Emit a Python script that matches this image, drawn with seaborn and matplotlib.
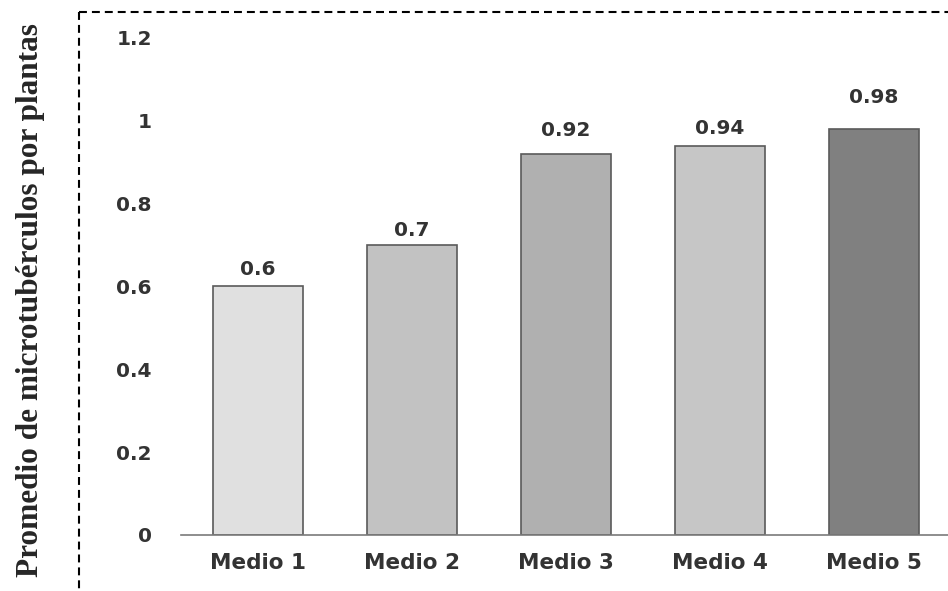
import matplotlib
matplotlib.use("Agg")
import matplotlib.pyplot as plt
import matplotlib.lines as mlines
import numpy as np
import pandas as pd
import seaborn as sns

# data
categories = ["Medio 1", "Medio 2", "Medio 3", "Medio 4", "Medio 5"]
values = [0.6, 0.7, 0.92, 0.94, 0.98]
value_labels = ["0.6", "0.7", "0.92", "0.94", "0.98"]
bar_colors = ["#e0e0e0", "#c2c2c2", "#b0b0b0", "#c6c6c6", "#808080"]
y_ticks = [0, 0.2, 0.4, 0.6, 0.8, 1.0, 1.2]
y_tick_labels = ["0", "0.2", "0.4", "0.6", "0.8", "1", "1.2"]
# the labels don't sit at a constant height above the bars in the original
label_offsets = [0.017, 0.012, 0.034, 0.019, 0.053]

df = pd.DataFrame({"medio": categories, "valor": values})

sns.set_style("white")
plt.rcParams["font.family"] = ["DejaVu Sans"]

fig = plt.figure(figsize=(9.48, 5.91), dpi=100)
ax = fig.add_axes([0.191, 0.0948, 0.812, 0.841])

sns.barplot(data=df, x="medio", y="valor", hue="medio", palette=bar_colors,
            width=0.58, edgecolor="#5a5a5a", linewidth=1.2, legend=False,
            saturation=1, ax=ax)

ax.set_ylim(0, 1.2)
ax.set_xlim(-0.5, 4.5)
ax.set_yticks(y_ticks)
ax.set_yticklabels(y_tick_labels)
ax.set_xlabel("")
ax.set_ylabel("")

for lbl in ax.get_xticklabels():
    lbl.set_fontweight("bold")
    lbl.set_color("#333333")
    lbl.set_fontsize(15.5)
for lbl in ax.get_yticklabels():
    lbl.set_fontweight("bold")
    lbl.set_color("#333333")
    lbl.set_fontsize(14.5)
ax.tick_params(axis="x", length=0, pad=13)
ax.tick_params(axis="y", length=0, pad=21)

for s in ["top", "right", "left"]:
    ax.spines[s].set_visible(False)
ax.spines["bottom"].set_color("#7a7a7a")
ax.spines["bottom"].set_linewidth(1.2)

# value labels above bars
for i, (v, t, off) in enumerate(zip(values, value_labels, label_offsets)):
    ax.text(i, v + off, t, ha="center", va="bottom", fontsize=14.5,
            fontweight="bold", color="#333333")

# dashed frame (top and left edges)
fig.add_artist(mlines.Line2D([0.0833, 1.0], [0.980, 0.980], color="black",
                             linestyle=(0, (3.8, 2.4)), linewidth=1.5,
                             transform=fig.transFigure))
fig.add_artist(mlines.Line2D([0.0833, 0.0833], [0.980, 0.0], color="black",
                             linestyle=(0, (3.8, 2.4)), linewidth=1.5,
                             transform=fig.transFigure))

fig.text(0.032, 0.492, "Promedio de microtubérculos por plantas",
         rotation=90, ha="center", va="center", fontsize=22.5,
         fontweight="bold", family=["Liberation Serif", "DejaVu Serif"])

fig.savefig("out.png", dpi=100)
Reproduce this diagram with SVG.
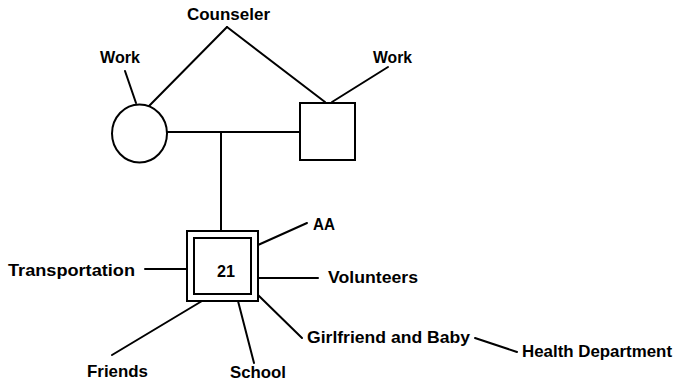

[Written request]
Repeat the material exactly as it reads, without any of its pictures.

[Solution to this problem]
Emit a Python script that matches this image, drawn with seaborn and matplotlib.
import matplotlib
matplotlib.use("Agg")
import matplotlib.pyplot as plt
import matplotlib.lines as mlines
import numpy as np
import pandas as pd
import seaborn as sns

# data
categories = ["Medio 1", "Medio 2", "Medio 3", "Medio 4", "Medio 5"]
values = [0.6, 0.7, 0.92, 0.94, 0.98]
value_labels = ["0.6", "0.7", "0.92", "0.94", "0.98"]
bar_colors = ["#e0e0e0", "#c2c2c2", "#b0b0b0", "#c6c6c6", "#808080"]
y_ticks = [0, 0.2, 0.4, 0.6, 0.8, 1.0, 1.2]
y_tick_labels = ["0", "0.2", "0.4", "0.6", "0.8", "1", "1.2"]
# the labels don't sit at a constant height above the bars in the original
label_offsets = [0.017, 0.012, 0.034, 0.019, 0.053]

df = pd.DataFrame({"medio": categories, "valor": values})

sns.set_style("white")
plt.rcParams["font.family"] = ["DejaVu Sans"]

fig = plt.figure(figsize=(9.48, 5.91), dpi=100)
ax = fig.add_axes([0.191, 0.0948, 0.812, 0.841])

sns.barplot(data=df, x="medio", y="valor", hue="medio", palette=bar_colors,
            width=0.58, edgecolor="#5a5a5a", linewidth=1.2, legend=False,
            saturation=1, ax=ax)

ax.set_ylim(0, 1.2)
ax.set_xlim(-0.5, 4.5)
ax.set_yticks(y_ticks)
ax.set_yticklabels(y_tick_labels)
ax.set_xlabel("")
ax.set_ylabel("")

for lbl in ax.get_xticklabels():
    lbl.set_fontweight("bold")
    lbl.set_color("#333333")
    lbl.set_fontsize(15.5)
for lbl in ax.get_yticklabels():
    lbl.set_fontweight("bold")
    lbl.set_color("#333333")
    lbl.set_fontsize(14.5)
ax.tick_params(axis="x", length=0, pad=13)
ax.tick_params(axis="y", length=0, pad=21)

for s in ["top", "right", "left"]:
    ax.spines[s].set_visible(False)
ax.spines["bottom"].set_color("#7a7a7a")
ax.spines["bottom"].set_linewidth(1.2)

# value labels above bars
for i, (v, t, off) in enumerate(zip(values, value_labels, label_offsets)):
    ax.text(i, v + off, t, ha="center", va="bottom", fontsize=14.5,
            fontweight="bold", color="#333333")

# dashed frame (top and left edges)
fig.add_artist(mlines.Line2D([0.0833, 1.0], [0.980, 0.980], color="black",
                             linestyle=(0, (3.8, 2.4)), linewidth=1.5,
                             transform=fig.transFigure))
fig.add_artist(mlines.Line2D([0.0833, 0.0833], [0.980, 0.0], color="black",
                             linestyle=(0, (3.8, 2.4)), linewidth=1.5,
                             transform=fig.transFigure))

fig.text(0.032, 0.492, "Promedio de microtubérculos por plantas",
         rotation=90, ha="center", va="center", fontsize=22.5,
         fontweight="bold", family=["Liberation Serif", "DejaVu Serif"])

fig.savefig("out.png", dpi=100)
Reproduce this diagram with SVG.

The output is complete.